Although we are publishing this blog with the imprimatur of the Osgoode Society, we are well aware that Canadian Legal History does not begin and end with the Society. There are many excellent publishers and promoters of legal history out there, and one of them is the Law & Society series of the University of British Columbia Press, under the general supervision of legal historian Wes Pue.
One of the series' books from 2009 which deserves wide readership is Feminized Justice: The Toronto Women's Court, 1913-34 by York University socio-legal scholar, Canadian Law and Society Association board member and website manager (English) and all-round nice person Amanda Glasbeek.

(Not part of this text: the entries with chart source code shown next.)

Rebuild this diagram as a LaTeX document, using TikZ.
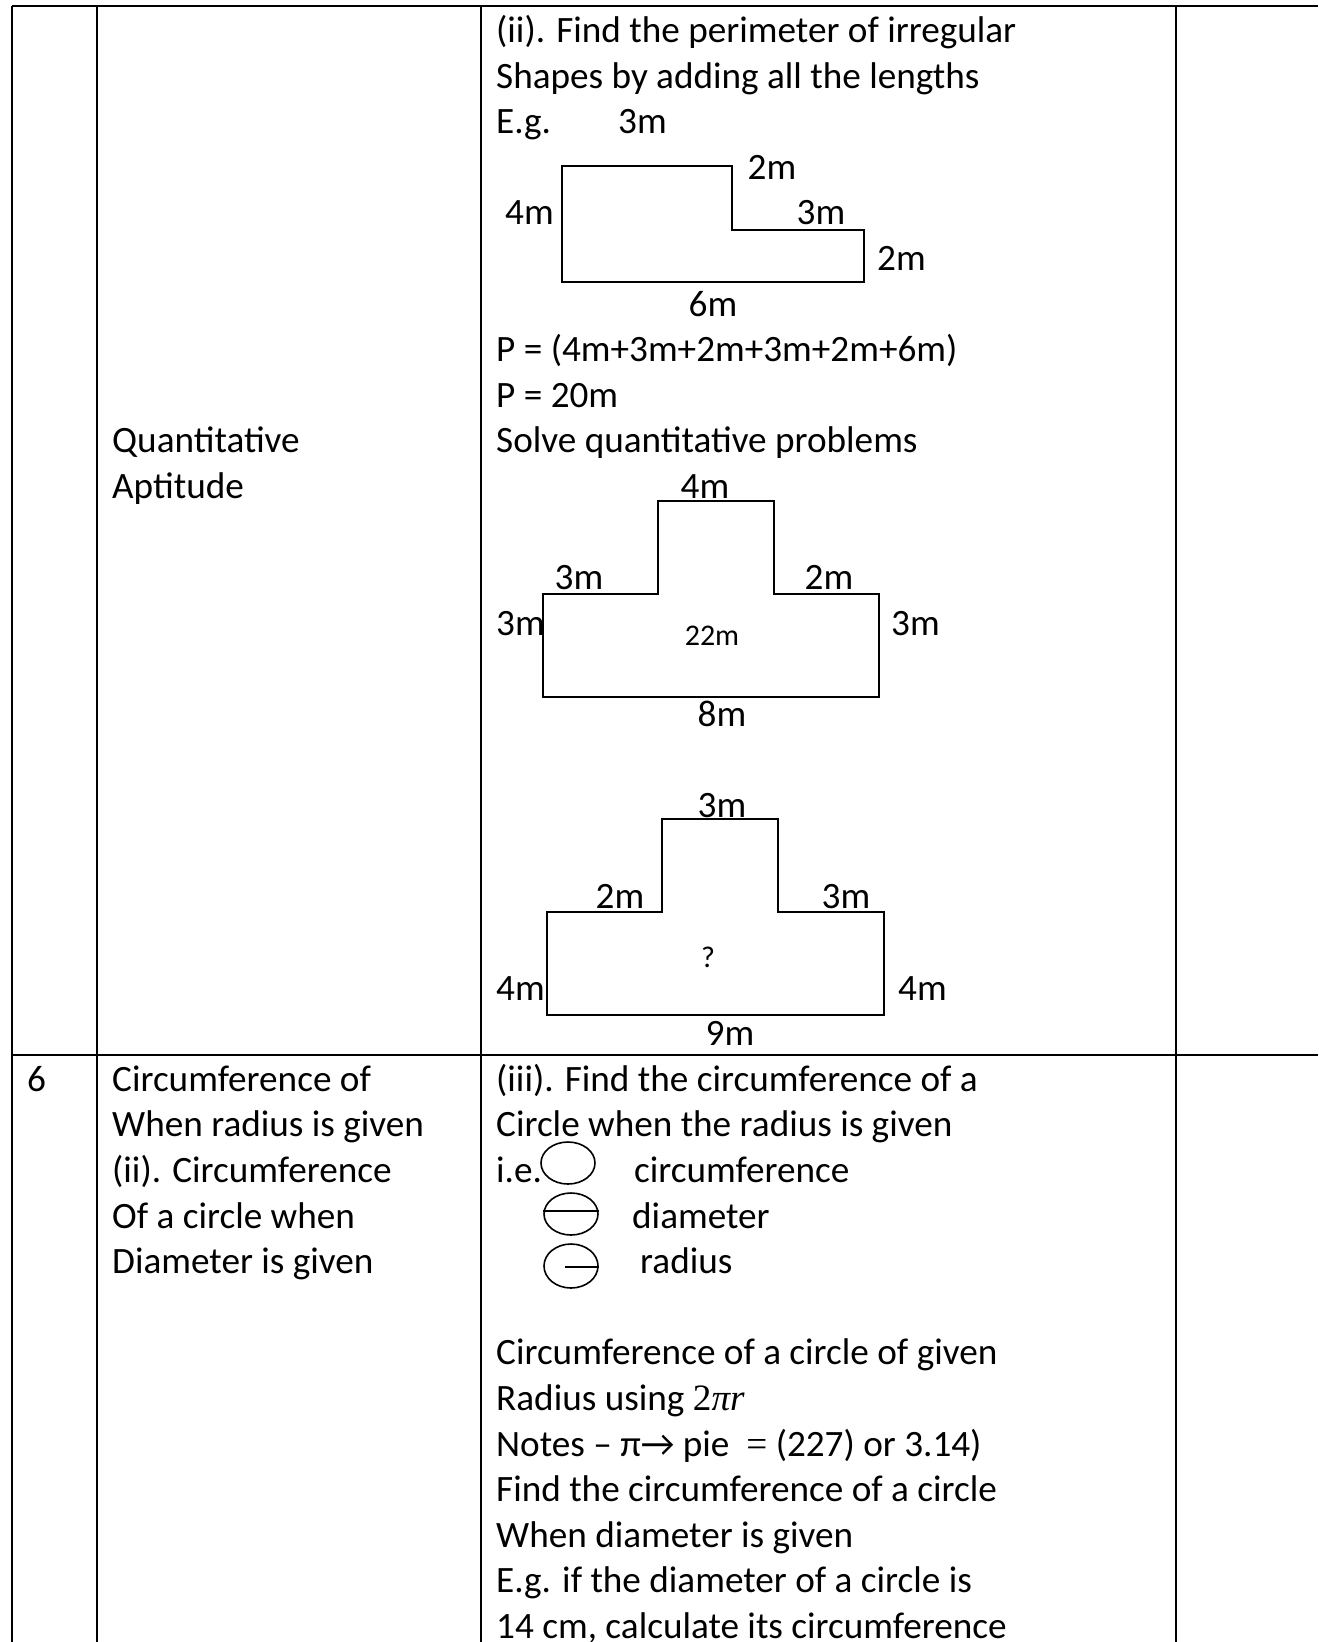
\documentclass[tikz,border=0pt]{standalone}
\usepackage{fontspec}
\usetikzlibrary{shapes.geometric}
\setmainfont{Carlito}
\newfontfamily\serifmath{Liberation Serif}
\begin{document}
\begin{tikzpicture}[x=1pt,y=-1pt,
  txt/.style={anchor=base west,inner sep=0pt,yshift=-2.5pt,font=\fontsize{37.2}{45}\selectfont},
  lbl/.style={anchor=base,inner sep=0pt,yshift=-2.5pt,font=\fontsize{37.2}{45}\selectfont},
  smalllbl/.style={anchor=base,inner sep=0pt,yshift=-2.5pt,font=\fontsize{30}{36}\selectfont},
  rule/.style={line width=2pt},
  fig/.style={line width=1.6pt,line join=miter},
  sym/.style={draw,ellipse,line width=1.6pt,inner sep=0pt,minimum width=54pt,minimum height=42pt}]
\useasboundingbox (0,0) rectangle (1318,1642);

% table grid
\coordinate (tl) at (12,6);
\coordinate (tr) at (1318,6);
\coordinate (ml) at (12,1055);
\coordinate (mr) at (1318,1055);
\draw[rule] (tl) -- (tr);
\draw[rule] (ml) -- (mr);
\foreach \cx/\nm in {12/a,97/b,481/c,1176/d}{
  \coordinate (top\nm) at (\cx,6);
  \coordinate (bot\nm) at (\cx,1642);
  \draw[rule] (top\nm) -- (bot\nm);
}

% left column, upper row
\node[txt] (qa1) at (112,450.4) {Quantitative};
\node[txt] (qa2) at (112,496) {Aptitude};

% middle column, upper row
\node[txt] (u0) at (496,40) {(ii). Find the perimeter of irregular};
\node[txt] (u1) at (496,85.6) {Shapes by adding all the lengths};
\node[txt] (u2) at (496,131.2) {E.g.};
\node[txt] (u7) at (496,359.2) {P = (4m+3m+2m+3m+2m+6m)};
\node[txt] (u8) at (496,404.8) {P = 20m};
\node[txt] (u9) at (496,450.4) {Solve quantitative problems};

% L-shaped figure
\draw[fig] (562,166) -- (732,166) -- (732,230) -- (864,230) -- (864,282) -- (562,282) -- cycle;
\node[txt] (la) at (618,131.2) {3m};
\node[lbl] (lb) at (772,176.8) {2m};
\node[txt] (lc) at (505,222.4) {4m};
\node[lbl] (ld) at (821,222.4) {3m};
\node[txt] (le) at (877,268) {2m};
\node[lbl] (lf) at (713,313.6) {6m};

% first stepped figure
\draw[fig] (543,594) -- (658,594) -- (658,501) -- (774,501) -- (774,594) -- (879,594) -- (879,697) -- (543,697) -- cycle;
\node[lbl] (sa) at (705,496) {4m};
\node[lbl] (sb) at (579,587.2) {3m};
\node[lbl] (sc) at (829,587.2) {2m};
\node[txt] (sd) at (496,632.8) {3m};
\node[txt] (se) at (891,632.8) {3m};
\node[smalllbl] (sf) at (712,643) {22m};
\node[lbl] (sg) at (722,724) {8m};

% second stepped figure
\draw[fig] (547,912) -- (662,912) -- (662,819) -- (778,819) -- (778,912) -- (884,912) -- (884,1015) -- (547,1015) -- cycle;
\node[lbl] (ta) at (722,815.2) {3m};
\node[lbl] (tb) at (620,906.4) {2m};
\node[lbl] (tc) at (846,906.4) {3m};
\node[smalllbl] (td) at (708,965) {?};
\node[txt] (te) at (496,997.6) {4m};
\node[txt] (tf) at (898,997.6) {4m};
\node[lbl] (tg) at (730,1043.2) {9m};

% lower row
\node[txt] (six) at (27,1088.8) {6};
\node[txt] (c1) at (112,1088.8) {Circumference of};
\node[txt] (c2) at (112,1134.4) {When radius is given};
\node[txt] (c3) at (112,1180) {(ii). Circumference};
\node[txt] (c4) at (112,1225.6) {Of a circle when};
\node[txt] (c5) at (112,1271.2) {Diameter is given};

\node[txt] (m0) at (496,1088.8) {(iii). Find the circumference of a};
\node[txt] (m1) at (496,1134.4) {Circle when the radius is given};
\node[txt] (m2) at (496,1180) {i.e.};
\node[txt] (m2b) at (634,1180) {circumference};
\node[txt] (m3) at (632,1225.6) {diameter};
\node[txt] (m4) at (640,1271.2) {radius};

% circle symbols: circumference, diameter, radius
\node[sym] (circA) at (568,1163) {};
\node[sym] (circB) at (571,1214) {};
\node[sym,minimum height=44pt] (circC) at (571,1266) {};
\draw[fig] ([yshift=3pt]circB.west) -- ([yshift=3pt]circB.east);
\draw[fig] ([xshift=-6pt,yshift=-1pt]circC.center) -- ([yshift=-1pt]circC.east);

\node[txt] (m6) at (496,1362.4) {Circumference of a circle of given};
\node[txt] (m7) at (496,1408) {Radius using {\serifmath 2\itshape πr}};
\node[txt] (m8) at (496,1453.6) {Notes – π→ pie \ {\serifmath =} (227) or 3.14)};
\node[txt] (m9) at (496,1499.2) {Find the circumference of a circle};
\node[txt] (m10) at (496,1544.8) {When diameter is given};
\node[txt] (m11) at (496,1590.4) {E.g. if the diameter of a circle is};
\node[txt] (m12) at (496,1636) {14 cm, calculate its circumference};
\end{tikzpicture}
\end{document}
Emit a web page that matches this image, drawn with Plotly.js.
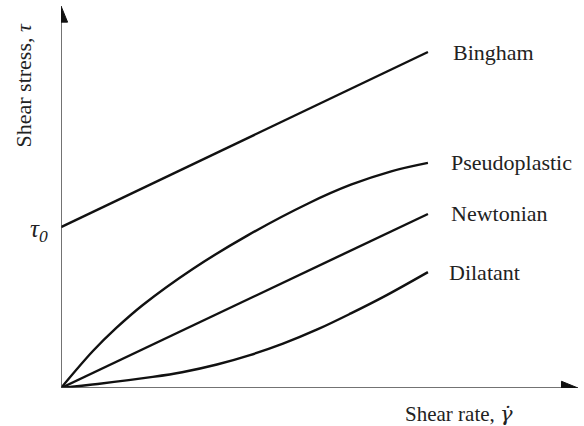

Here's the publisher's blurb:
In 1913, Toronto launched an experiment in feminist ideals: a woman’s police court. The court offered a separate venue to hear cases that involved women and became a forum where criminalized women and feminists met and struggled with the meaning of justice.
The court was run by and for women, but was it a great achievement? Amanda Glasbeek’s multifaceted portrait of the cases, defendants, and officials that graced its halls reveals a fundamental contradiction at the experiment’s core: the Toronto Women’s Police Court was both a site for feminist adaptations of justice and a court empowered to punish women.
Reconstructed from case files and newspaper accounts, this engrossing portrait of the trials and tribulations that accompanied an early experiment in feminized justice sheds new light on maternal feminist politics, women and crime, and the role of resistance, agency, and experience in the criminal justice system.